Simon Hibbs (discoverer of the eponymous boson) says:
>As Sandy has pointed out, all Gloranthan cultures belive that
>their world view is manifestly true. They believe their
>subjective view of the world is objectively correct.

But who has a concept of objectivity? As manifested in disciplines like history, objectivity is a relatively new notion in our world. History before Gibbon's time was pure propaganda. People who today read Biblical stories as history are ignorant of the fact that the people who first heard these stories had no concept of history as we do.

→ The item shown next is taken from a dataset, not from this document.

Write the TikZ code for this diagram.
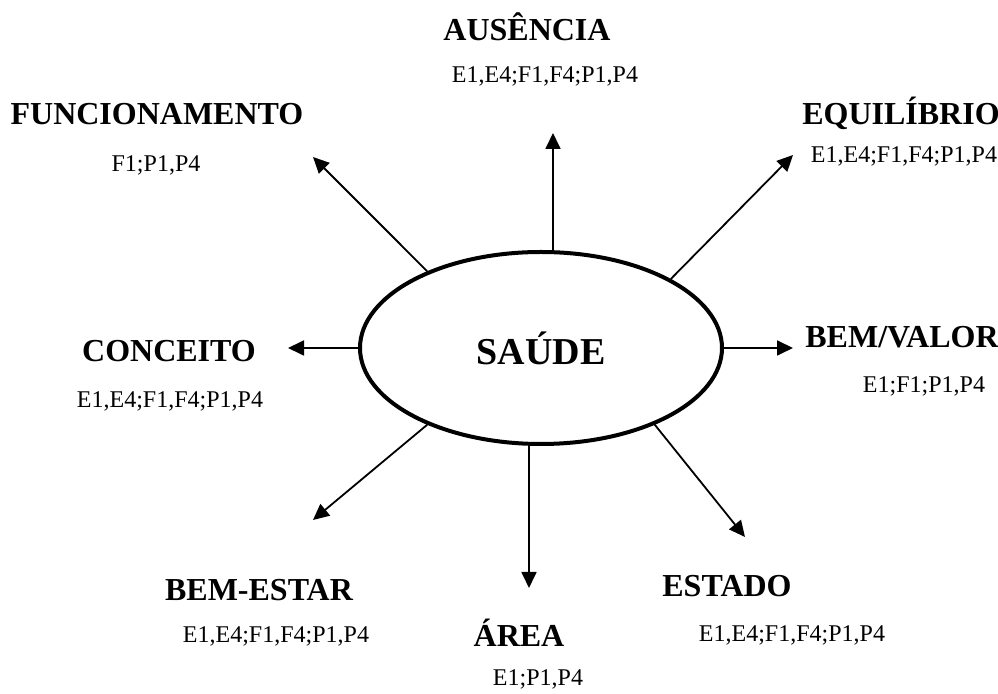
\documentclass[tikz,border=0pt]{standalone}
\usepackage{fontspec}
\setmainfont{Liberation Serif}
\usetikzlibrary{arrows.meta,shapes.geometric}
\begin{document}
\begin{tikzpicture}[x=0.5pt,y=-0.5pt,
  ttl/.style={font=\bfseries\fontsize{16}{19}\selectfont,inner sep=0pt,anchor=base},
  sub/.style={font=\fontsize{12}{14}\selectfont,inner sep=0pt,anchor=base},
  arr/.style={line width=0.9pt,-{Triangle[length=8pt,width=7.5pt]}},
  hub/.style={ellipse,draw,line width=2pt,minimum width=181pt,minimum height=96pt,inner sep=0pt,font=\bfseries\fontsize{19}{22}\selectfont}]
\useasboundingbox (0,0) rectangle (998,694);
\node[hub] (s) at (541,348) {SAÚDE};
% titles
\node[ttl] (aus) at (527,41) {AUSÊNCIA};
\node[sub] (aus2) at (545,83) {E1,E4;F1,F4;P1,P4};
\node[ttl] (fun) at (157,125) {FUNCIONAMENTO};
\node[sub] (fun2) at (156,172) {F1;P1,P4};
\node[ttl] (equ) at (901,125) {EQUILÍBRIO};
\node[sub] (equ2) at (904,163) {E1,E4;F1,F4;P1,P4};
\node[ttl] (con) at (169,362) {CONCEITO};
\node[sub] (con2) at (170,408) {E1,E4;F1,F4;P1,P4};
\node[ttl] (bem) at (902,348) {BEM/VALOR};
\node[sub] (bem2) at (924,393) {E1;F1;P1,P4};
\node[ttl] (est) at (727,597) {ESTADO};
\node[sub] (est2) at (792,642) {E1,E4;F1,F4;P1,P4};
\node[ttl] (bes) at (259,601) {BEM-ESTAR};
\node[sub] (bes2) at (276,643) {E1,E4;F1,F4;P1,P4};
\node[ttl] (are) at (519,647) {ÁREA};
\node[sub] (are2) at (538,686) {E1;P1,P4};
% arrow tips
\coordinate (tAus) at (553,133);
\coordinate (tFun) at (313,157);
\coordinate (tEqu) at (793,155);
\coordinate (tCon) at (288,348);
\coordinate (tBem) at (793,348);
\coordinate (tEst) at (745,537);
\coordinate (tBes) at (313,520);
\coordinate (tAre) at (529,588);
% arrows
\draw[arr] (s.83) -- (s.83 |- tAus);
\draw[arr] (s.146) -- (tFun);
\draw[arr] (s.28) -- (tEqu);
\draw[arr] (s.west) -- (tCon);
\draw[arr] (s.east) -- (tBem);
\draw[arr] (s.326) -- (tEst);
\draw[arr] (s.214) -- (tBes);
\draw[arr] (s.263) -- (s.263 |- tAre);
\end{tikzpicture}
\end{document}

     In Glorantha, most cultures are not developed enough to have a concept of objectivity, or have reacted against it (as it was manifested by the God Learners) and returned to a less sophisticated view. (Of course, no one can put the genie back into the bottle, so the areas where the GL's held sway may be more post-objective than pre-.) We'll hear more about this, I'm sure, when Greg Stafford has had a chance to digest _Reality Isn't What It Used to Be_.

Sandy said:
> I'm not sure that even the Mostali are familiar with this
>concept in Glorantha. The Malkioni might be the only ones.
> ...I don't think that such
>Malkioni believe that even they have the "truth", only that they
>have much more of it than anyone else.

You think they're more sophisticated than I do. Anybody with a revealed truth from God is unlikely to have the humility or courage to see that we cannot be sure of anything. It took centuries of faith-shaking social upheaval and scholarly advancement before we got William of Occam, and centuries more to get to where we are today: the pinnacle of all thought, obviously :-|.

>Certainly such a scholar
>would have nothing but contempt for the world-views professed by
>peasants, warriors, and village priests of even his own sect of
>Malkionism.

This part I agree with.

Re: female sun deity

     That'd certainly mess with certain people's heads. That's enough by itself to make me all for it.